3. The wheel bearing arrangement according to claim 1, wherein the powder metallurgy component further comprises 5.0 to 12.0 weight-% Co.

4. The wheel bearing arrangement according to claim 1, wherein both of the inner and outer raceways of the first and second roller bearings are made from the ball bearing steel produced by the powder metallurgical process.

5. The wheel bearing arrangement according to claim 1, wherein a surface of the raceways has a hardness between 65 HRC and 70 HRC.

6. The wheel bearing arrangement according to claim 1, wherein the first and second roller bearings are arranged adjacent to another to support one of a wheel shaft or a hub, wherein the first and second roller bearings are angular contact ball bearings (ACBB).

7. The wheel bearing arrangement according to claim 6, wherein the contact angles of the first and second roller bearings are different.

8. The wheel bearing arrangement according to claim 6, wherein the first roller bearing comprises a first inner ring and the second roller bearing comprises a second inner ring, the first and second inner rings of the first and second roller bearings are made as a one-piece element.

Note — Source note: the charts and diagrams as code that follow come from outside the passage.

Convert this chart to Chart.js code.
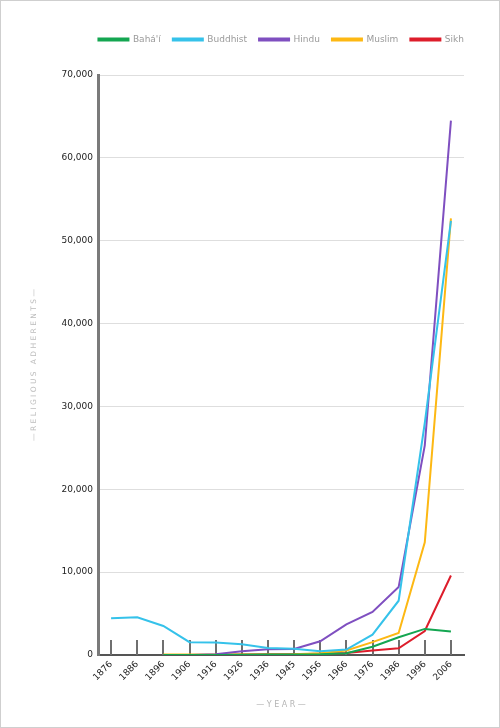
<!DOCTYPE html>
<html>
<head>
<meta charset="utf-8">
<script src="https://cdn.jsdelivr.net/npm/chart.js@4"></script>
<style>
  html, body { margin: 0; padding: 0; background: #fff; }
  #wrap { width: 500px; height: 728px; box-sizing: border-box; border: 1px solid #cfcfcf; }
</style>
</head>
<body>
<div id="wrap"><canvas id="chart" width="498" height="726"></canvas></div>
<script>
const years = ['1876', '1886', '1896', '1906', '1916', '1926', '1936', '1945', '1956', '1966', '1976', '1986', '1996', '2006'];
const bahai = [null, null, 0, 0, 10, 30, 50, 70, 100, 200, 1000, 2150, 3150, 2850];
const buddhist = [4450, 4550, 3500, 1550, 1500, 1300, 850, 750, 450, 650, 2450, 6550, 28000, 52400];
const hindu = [null, null, 0, 0, 100, 450, 680, 720, 1650, 3700, 5200, 8200, 25300, 64500];
const muslim = [null, null, 50, 50, 50, 50, 50, 80, 200, 550, 1550, 2650, 13600, 52700];
const sikh = [null, null, 0, 0, 0, 50, 80, 100, 150, 250, 550, 800, 2900, 9600];
const yTicks = [0, 10000, 20000, 30000, 40000, 50000, 60000, 70000];

function series(label, data, color) {
  return {
    label: label,
    data: data,
    borderColor: color,
    backgroundColor: color,
    borderWidth: 2,
    pointRadius: 0,
    pointHoverRadius: 0,
    tension: 0,
    spanGaps: false
  };
}

// short vertical marks standing up from the x axis
const upTicks = {
  id: 'upTicks',
  beforeDatasetsDraw(chart) {
    const x = chart.scales.x;
    const ctx = chart.ctx;
    const bottom = chart.chartArea.bottom;
    ctx.save();
    ctx.strokeStyle = '#6f6f6f';
    ctx.lineWidth = 2;
    for (let i = 0; i < years.length; i++) {
      const px = Math.round(x.getPixelForTick(i));
      ctx.beginPath();
      ctx.moveTo(px, bottom);
      ctx.lineTo(px, bottom - 15);
      ctx.stroke();
    }
    ctx.restore();
  }
};

// more room under the legend, and push it flush with the plot's right edge
const legendSpace = {
  id: 'legendSpace',
  beforeInit(chart) {
    const legend = chart.legend;
    const fit = legend.fit;
    const draw = legend.draw;
    legend.fit = function () {
      fit.call(legend);
      this.height += 21;
    };
    legend.draw = function () {
      const shift = legend.options.labels.padding;
      chart.ctx.save();
      chart.ctx.translate(shift, 0);
      draw.call(legend);
      chart.ctx.restore();
    };
  }
};

Chart.defaults.font.family = '"DejaVu Sans", Verdana, sans-serif';

new Chart(document.getElementById('chart'), {
  type: 'line',
  data: {
    labels: years,
    datasets: [
      series('Bahá\'í', bahai, '#14a651'),
      series('Buddhist', buddhist, '#35c2ea'),
      series('Hindu', hindu, '#7f4fc0'),
      series('Muslim', muslim, '#fdb813'),
      series('Sikh', sikh, '#dd1d2b')
    ]
  },
  options: {
    responsive: false,
    animation: false,
    layout: { padding: { left: 29, right: 35, top: 22, bottom: 17 } },
    plugins: {
      tooltip: { enabled: false },
      legend: {
        position: 'top',
        align: 'end',
        labels: {
          boxWidth: 30,
          boxHeight: 2,
          padding: 12,
          color: '#9a9a9a',
          font: { size: 9 }
        }
      }
    },
    scales: {
      x: {
        offset: true,
        grid: { display: false, drawTicks: false },
        border: { display: true, color: '#555', width: 2 },
        ticks: {
          color: '#222',
          font: { size: 9 },
          maxRotation: 45,
          minRotation: 45,
          padding: 4,
          autoSkip: false
        },
        title: {
          display: true,
          text: '— Y E A R —',
          color: '#b5b5b5',
          font: { size: 8 },
          padding: { top: 4, bottom: 0 }
        },
        afterFit(scale) { scale.height = 55; }
      },
      y: {
        min: 0,
        max: 70000,
        afterBuildTicks(scale) { scale.ticks = yTicks.map(v => ({ value: v })); },
        grid: { color: '#dedede', lineWidth: 1, drawTicks: false },
        border: { display: true, color: '#7a7a7a', width: 3 },
        ticks: {
          color: '#222',
          font: { size: 9 },
          padding: 5
        },
        title: {
          display: true,
          text: '— R E L I G I O U S   A D H E R E N T S —',
          color: '#bcbcbc',
          font: { size: 7.5 },
          padding: { top: 0, bottom: 0 }
        },
        afterFit(scale) { scale.width = 68; }
      }
    }
  },
  plugins: [upTicks, legendSpace]
});
</script>
</body>
</html>
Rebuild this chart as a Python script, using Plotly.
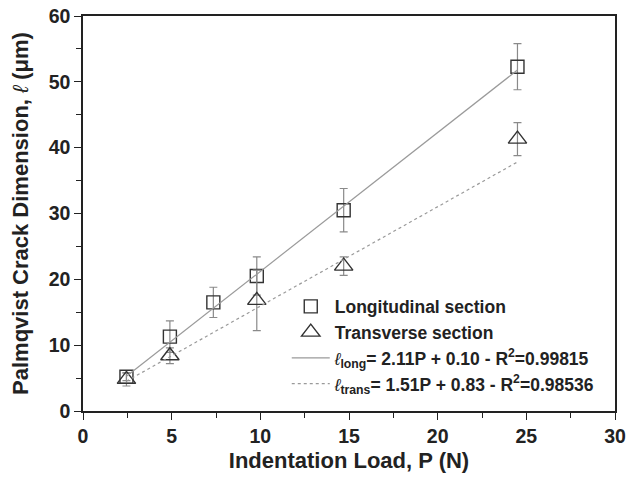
import plotly.graph_objects as go

# Data
load_long = [2.45, 4.9, 7.35, 9.8, 14.7, 24.5]
crack_long = [5.2, 11.3, 16.5, 20.5, 30.5, 52.3]
err_long = [0.6, 2.4, 2.3, 2.9, 3.3, 3.5]

load_trans = [2.45, 4.9, 9.8, 14.7, 24.5]
crack_trans = [4.8, 8.4, 16.8, 22.0, 41.3]
err_trans = [1.0, 1.2, 4.6, 1.4, 2.5]

fit_x = [2.45, 24.5]
slope_long, icpt_long = 2.11, 0.10
slope_trans, icpt_trans = 1.51, 0.83

FONT = "Liberation Sans, Arial, sans-serif"

fig = go.Figure()

fig.add_trace(go.Scatter(
    x=load_long, y=crack_long, mode="markers",
    name="<b>Longitudinal section</b>",
    marker=dict(symbol="square-open", size=13, color="#333333", line=dict(width=1.4)),
    error_y=dict(type="data", array=err_long, color="#8a8a8a", thickness=1.2, width=4),
))
fig.add_trace(go.Scatter(
    x=load_trans, y=crack_trans, mode="markers",
    name="<b>Transverse section</b>",
    marker=dict(symbol="triangle-up-open", size=16, color="#333333", line=dict(width=1.4)),
    error_y=dict(type="data", array=err_trans, color="#8a8a8a", thickness=1.2, width=4),
))
fig.add_trace(go.Scatter(
    x=fit_x, y=[slope_long * v + icpt_long for v in fit_x], mode="lines",
    name="<i>ℓ</i><sub><b>long</b></sub><b>= 2.11P + 0.10 - R<sup>2</sup>=0.99815</b>",
    line=dict(color="#9a9a9a", width=1.2),
))
fig.add_trace(go.Scatter(
    x=fit_x, y=[slope_trans * v + icpt_trans for v in fit_x], mode="lines",
    name="<i>ℓ</i><sub><b>trans</b></sub><b>= 1.51P + 0.83 - R<sup>2</sup>=0.98536</b>",
    line=dict(color="#9a9a9a", width=1.2, dash="dot"),
))

axis_common = dict(
    showline=True, linecolor="#222222", linewidth=1.5, mirror=True,
    ticks="outside", ticklen=7, tickwidth=1.3, tickcolor="#222222",
    showgrid=False, zeroline=False, automargin=False,
    tickfont=dict(family=FONT, size=19.5, color="#222222", weight="bold"),
)

fig.update_xaxes(
    range=[0, 30], dtick=5, tick0=0,
    minor=dict(ticks="outside", ticklen=5, dtick=2.5, tickcolor="#222222", tickwidth=1.2),
    title=dict(text="<b>Indentation Load, P (N)</b>", font=dict(family=FONT, size=22, color="#222222"), standoff=6),
    **axis_common,
)
fig.update_yaxes(
    range=[0, 60], dtick=10, tick0=0,
    minor=dict(ticks="outside", ticklen=5, dtick=5, tickcolor="#222222", tickwidth=1.2),
    title=dict(text="<b>Palmqvist Crack Dimension, </b><i>ℓ</i><b> (μm)</b>", font=dict(family=FONT, size=22, color="#222222"), standoff=14),
    **axis_common,
)

fig.update_layout(
    width=626, height=477,
    margin=dict(l=83, r=11, t=16, b=66),
    paper_bgcolor="white", plot_bgcolor="white",
    showlegend=True,
    legend=dict(
        x=0.383, y=0.31, xanchor="left", yanchor="top",
        bgcolor="rgba(0,0,0,0)", borderwidth=0,
        font=dict(family=FONT, size=17.5, color="#222222"),
        tracegroupgap=0, itemwidth=38,
    ),
)

fig.write_html(
    "out.html",
    config={"displayModeBar": False},
    post_script="document.body.style.margin='0';document.body.style.overflow='hidden';",
)
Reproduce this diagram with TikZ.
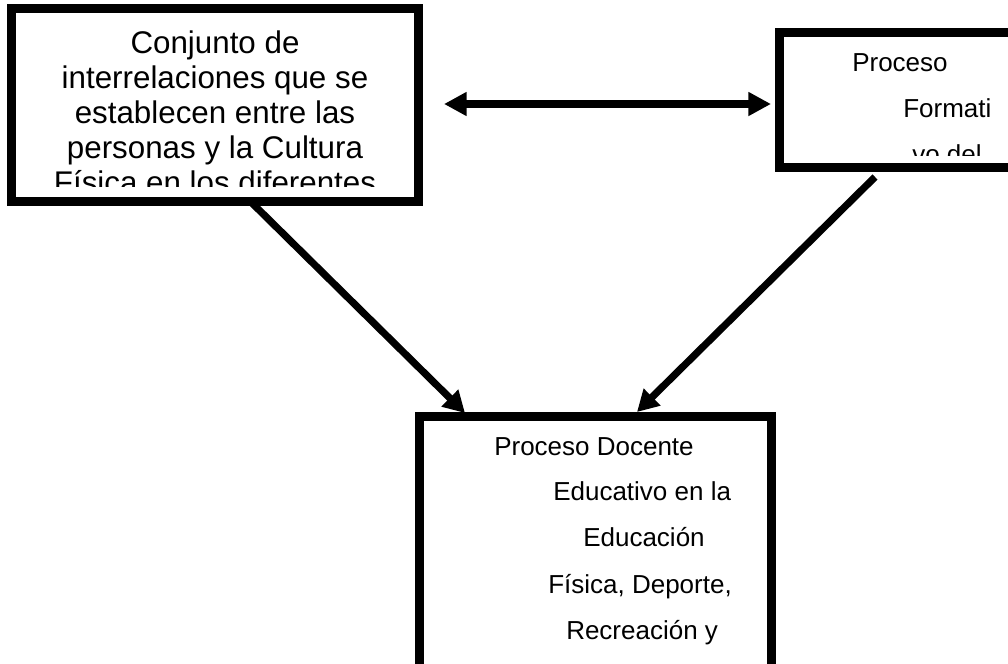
\documentclass[tikz,border=0pt]{standalone}
\usepackage{fontspec}
\setmainfont{Liberation Sans}
\usetikzlibrary{arrows.meta}
\begin{document}
\begin{tikzpicture}[x=0.75pt,y=-0.75pt,
  box/.style={draw=black, line width=6.75pt, fill=white, inner sep=0pt, outer sep=0pt},
  bigtxt/.style={font=\fontsize{23.5}{26}\selectfont, inner sep=0pt, anchor=base},
  smalltxt/.style={font=\fontsize{19.5}{22}\selectfont, inner sep=0pt, anchor=base west},
  conn/.style={line width=5.4pt, line cap=butt, -{Triangle[length=16pt,width=17pt]}},
  biconn/.style={line width=5.4pt, {Triangle[length=17pt,width=17pt]}-{Triangle[length=17pt,width=17pt]}}]
\clip (0,0) rectangle (1008,664);
\fill[white] (0,0) rectangle (1008,664);
% boxes
\node[box, minimum width=305.6pt, minimum height=144.4pt] (tl) at (215.25,104.75) {};
\node[box, minimum width=180.75pt, minimum height=100.9pt] (tr) at (899.5,100.25) {};
\node[box, minimum width=264pt, minimum height=198pt] (bt) at (595,548) {};
% texts of the top-left box
\begin{scope}
\clip (16,13) rectangle (415,186.7);
\node[bigtxt] (tl1) at (215,53.5) {Conjunto de};
\node[bigtxt] (tl2) at (215,88.5) {interrelaciones que se};
\node[bigtxt] (tl3) at (215,123.5) {establecen entre las};
\node[bigtxt] (tl4) at (215,158.5) {personas y la Cultura};
\node[bigtxt] (tl5) at (215,193.5) {Física en los diferentes};
\end{scope}
% texts of the top-right box
\begin{scope}
\clip (783,37) rectangle (1008,155);
\node[smalltxt] (tr1) at (852,71) {Proceso};
\node[smalltxt] (tr2) at (903,117) {Formati};
\node[smalltxt] (tr3) at (912,163) {vo del};
\end{scope}
% texts of the bottom box
\node[smalltxt] (bt1) at (494,455) {Proceso Docente};
\node[smalltxt] (bt2) at (553,500) {Educativo en la};
\node[smalltxt] (bt3) at (583,546.5) {Educación};
\node[smalltxt] (bt4) at (548,593) {Física, Deporte,};
\node[smalltxt] (bt5) at (566,639) {Recreación y};
% connector ends
\coordinate (h1) at (444,104);
\coordinate (h2) at (771,104);
\coordinate (d1s) at (252,203);
\coordinate (d1e) at (465,413);
\coordinate (d2s) at (875,177);
\coordinate (d2e) at (637,412);
% connectors
\draw[biconn] (h1) -- (h2);
\draw[conn] (d1s) -- (d1e);
\draw[conn] (d2s) -- (d2e);
\end{tikzpicture}
\end{document}
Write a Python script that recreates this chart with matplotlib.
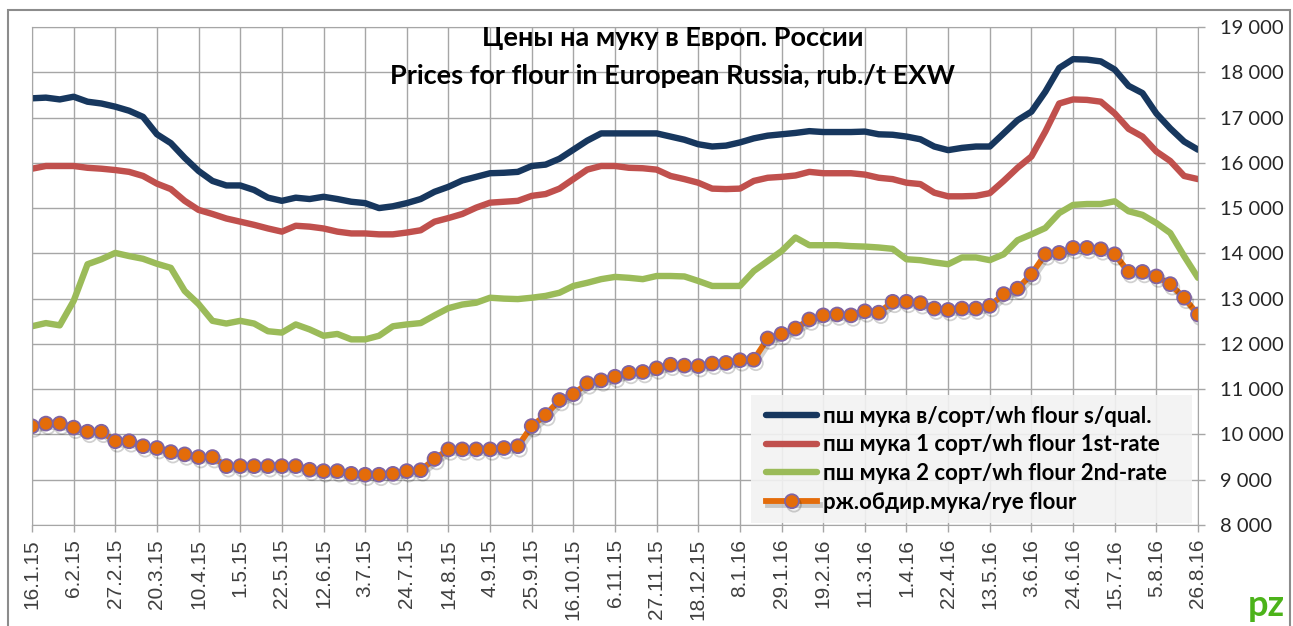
import numpy as np
import matplotlib.pyplot as plt
from matplotlib import patheffects as pe
from matplotlib.patches import Rectangle

tick_labels = ['16.1.15', '6.2.15', '27.2.15', '20.3.15', '10.4.15', '1.5.15', '22.5.15',
               '12.6.15', '3.7.15', '24.7.15', '14.8.15', '4.9.15', '25.9.15', '16.10.15',
               '6.11.15', '27.11.15', '18.12.15', '8.1.16', '29.1.16', '19.2.16', '11.3.16',
               '1.4.16', '22.4.16', '13.5.16', '3.6.16', '24.6.16', '15.7.16', '5.8.16', '26.8.16']

# weekly prices, rub./t
wh_squal = [17425, 17440, 17400, 17460, 17350, 17310, 17240, 17150, 17015, 16630, 16435, 16110,
            15820, 15600, 15500, 15500, 15400, 15230, 15160, 15230, 15200, 15250, 15200, 15140,
            15110, 15000, 15040, 15110, 15200, 15360, 15470,
            15610, 15690, 15770, 15780, 15800, 15930, 15960, 16090, 16290, 16490, 16650, 16650,
            16650, 16650, 16650, 16580, 16510, 16410, 16360, 16380, 16450, 16540, 16600, 16630,
            16660, 16700, 16680, 16680, 16680, 16690, 16630,
            16620, 16580, 16520, 16360, 16280, 16330, 16360, 16360, 16650, 16940, 17130, 17570,
            18095, 18290, 18280, 18240, 18060, 17700, 17540, 17090, 16760, 16470, 16290]
wh_1st = [15870, 15930, 15930, 15930, 15890, 15870, 15840, 15800, 15710, 15540, 15420, 15160,
          14960, 14870, 14770, 14700, 14630, 14550, 14480, 14610, 14590, 14550, 14480, 14440,
          14440, 14420, 14420, 14460, 14510, 14700, 14780,
          14870, 15010, 15120, 15140, 15160, 15270, 15310, 15430, 15640, 15850, 15930, 15930,
          15890, 15880, 15850, 15710, 15640, 15560, 15430, 15420, 15430, 15600, 15670, 15690,
          15720, 15800, 15770, 15770, 15770, 15740, 15670,
          15640, 15560, 15530, 15340, 15260, 15260, 15270, 15330, 15600, 15890, 16140, 16690,
          17310, 17400, 17390, 17350, 17090, 16750, 16580, 16250, 16040, 15710, 15640]
wh_2nd = [12390, 12460, 12410, 12950, 13760, 13870, 14010, 13940, 13880, 13770, 13680, 13170,
          12880, 12510, 12450, 12510, 12450, 12280, 12250, 12430, 12320, 12180, 12220, 12100,
          12100, 12180, 12390, 12430, 12460, 12630, 12790,
          12870, 12910, 13020, 13000, 12990, 13020, 13060, 13130, 13280, 13350, 13430, 13480,
          13460, 13430, 13500, 13500, 13490, 13390, 13280, 13280, 13280, 13610, 13830, 14050,
          14350, 14180, 14180, 14180, 14160, 14150, 14130,
          14100, 13870, 13850, 13800, 13760, 13910, 13910, 13850, 13980, 14290, 14420, 14560,
          14890, 15070, 15090, 15090, 15150, 14930, 14850, 14670, 14450, 13940, 13460]
rye = [10180, 10240, 10240, 10150, 10060, 10060, 9850, 9850, 9740, 9700, 9610, 9560,
       9500, 9500, 9300, 9300, 9300, 9300, 9300, 9300, 9220, 9190, 9190, 9130,
       9110, 9110, 9130, 9190, 9210, 9460, 9670,
       9670, 9670, 9670, 9700, 9740, 10185, 10430, 10760, 10890, 11130, 11195, 11275,
       11360, 11380, 11460, 11540, 11520, 11510, 11565, 11580, 11640, 11650, 12120, 12220,
       12340, 12540, 12630, 12650, 12630, 12720, 12690,
       12930, 12930, 12900, 12780, 12750, 12780, 12780, 12840, 13100, 13220, 13540, 13980,
       14010, 14120, 14120, 14090, 13980, 13590, 13590, 13490, 13320, 13020, 12650]

names = ['пш мука в/сорт/wh flour s/qual.', 'пш мука 1 сорт/wh flour 1st-rate',
         'пш мука 2 сорт/wh flour 2nd-rate', 'рж.обдир.мука/rye flour']

W, H = 1293, 626
x = np.arange(len(wh_squal))
cal = ['Lato', 'DejaVu Sans']

fig = plt.figure(figsize=(W / 100, H / 100), dpi=100)
fig.patches.append(Rectangle((8 / W, -0.1), (1290 - 8) / W, 1.1 - 10 / H, transform=fig.transFigure,
                             fill=False, edgecolor='#8c8c8c', lw=1.5))
ax = fig.add_axes([32 / W, 1 - 525 / H, (1198 - 32) / W, (525 - 27) / H])

ax.plot(x, wh_squal, color='#17375E', lw=4.6, solid_capstyle='round', label=names[0])
ax.plot(x, wh_1st, color='#C0504D', lw=4.6, solid_capstyle='round', label=names[1])
ax.plot(x, wh_2nd, color='#9BBB59', lw=4.6, solid_capstyle='round', label=names[2])
ax.plot(x, rye, color='#E46C0A', lw=4.2, marker='o', ms=10, mfc='#E46C0A', mec='#8064A2', mew=1.3,
        label=names[3],
        path_effects=[pe.SimpleLineShadow(offset=(1.5, -2.5), shadow_color='k', alpha=0.18), pe.Normal()])

ax.set_xlim(0, 84)
ax.set_ylim(8000, 19000)
ax.set_xticks(np.arange(0, 85, 3))
ax.set_xticklabels(tick_labels, rotation=90, fontsize=15, color='#404040', family='Liberation Sans')
yt = np.arange(8000, 19001, 1000)
ax.set_yticks(yt)
ax.set_yticklabels([f'{v:,}'.replace(',', ' ') for v in yt], fontsize=14.5, color='#262626', family=cal)
ax.yaxis.tick_right()
ax.tick_params(axis='both', direction='out', length=5, color='#a6a6a6', width=1)
ax.tick_params(axis='y', pad=11)
ax.tick_params(axis='x', pad=5)
ax.grid(color='#a6a6a6', lw=1)
ax.set_axisbelow(True)
for s in ax.spines.values():
    s.set_color('#a6a6a6')

# legend background box
ax.add_patch(Rectangle((0.6166, 0.004), 0.3783, 0.257, transform=ax.transAxes,
                       facecolor='#f2f2f2', edgecolor='none', alpha=0.9, zorder=4))
leg = ax.legend(loc='lower right', bbox_to_anchor=(0.982, 0.004), borderaxespad=0,
                prop={'family': cal, 'size': 16, 'weight': 'bold'}, handlelength=2.3,
                handletextpad=0.25, labelspacing=0.35, borderpad=0.45, frameon=False)
leg.set_zorder(5)

fig.text(673 / W, 1 - 38 / H, 'Цены на муку в Европ. России', ha='center', va='center',
         fontsize=19.5, weight='bold', family=cal)
fig.text(673 / W, 1 - 76 / H, 'Prices for flour in European Russia, rub./t EXW', ha='center', va='center',
         fontsize=19.5, weight='bold', family=cal)
fig.text(1266 / W, 1 - 606 / H, 'pz', ha='center', va='center', fontsize=26, weight='bold',
         color='#4CB31A', family=cal)

fig.savefig('out.png', dpi=100)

9. The wheel bearing arrangement according claim 6, wherein the first roller bearing comprises a first outer ring and the second roller bearing comprises a second outer ring, the first and second outer rings of the first and second roller bearings are made as a one-piece element.

10. The wheel bearing arrangement according to claim 1, wherein the first and second set of balls of the first and second roller bearings are made of ceramic material.

11. The wheel bearing arrangement according to claim 1, wherein the wheel bearing arrangement is a component within a Formula 1 racing car.

Description

BRIEF DESCRIPTION OF THE DRAWINGS

(1) The drawings show an embodiment of the bearing arrangement according to the invention.

(2) FIG. 1 shows a cross sectional view of a wheel bearing arrangement according to an embodiment of the invention and

(3) FIG. 2 shows an enlarged view of a region of a ball bearing which is a part of the wheel bearing arrangement.

DETAILED DESCRIPTION OF THE INVENTION

(4) In FIG. 1 a wheel bearing arrangement 1 is shown by which a wheel 9 is supported; the wheel 9 has a shaft 10 which is supported in two roller bearings 2 and 3 which are both designed as angular contact ball bearings ACBB. The ball bearing 2 which is arranged adjacent to the wheel 9 is the outboard bearing; the ball bearing 3 which is arranged remote from the wheel 9 is the inboard bearing.

(5) Both ball bearings 2, 3 have respective inner rings 4 and outer rings 5. Between the rings 4, 5 balls 8 made from ceramics are arranged. The inner ring 4 and the outer ring 5 have raceways 6 and 7 respectively for the balls 8 (see FIG. 2).

(6) In FIG. 2 the geometrical relations between the raceways of the bearing rings and the balls are depicted. The balls 8 have a diameter DB. The radius of the raceway of the inner ring 4 is denoted with r.sub.I. The radius of the raceway of the outer ring 5 is denoted with r.sub.O.

(7) The ratio between the radius of the raceway of the inner or outer ring and the diameter of the balls is the osculation between ring and ball and is according to the invention:
r.sub.I/O/D.sub.B>0.53.

(8) In a specific embodiment of the invention the osculation between the raceway of the inner ring 4 and the balls 8 and the osculation between the raceway of the outer ring 5 and the balls 8 are substantial equal, but there are differences between the two bearings 2 and 3. Therefore, since the diameter of the balls 8 in ball bearing 2 are the same, the radius of the raceway of the inner ring 4 of ball bearing 2 and the radius of the raceway of the outer ring 5 of ball bearing 2 are substantially equal, and, since the diameter of the balls 8 in ball bearing 3 are the same, the radius of the raceway of the inner ring 4 of ball bearing 3 and the radius of the raceway of the outer ring 5 of ball bearing 3 are substantially equal. The outboard bearing 2 has an osculation of r.sub.I/O/D.sub.B>0.54, while the inboard bearing 3 has a smaller osculation of r.sub.2I/2O/D.sub.2B>0.53.

(9) The mentioned ratio of osculation of the outboard bearing 2 is preferably between 0.54 and 0.545; the mentioned ratio of osculation of the inboard bearing 3 is preferably between 0.53 and 0.535.

(10) All mentioned ratios for the osculation remain preferably below 0.55.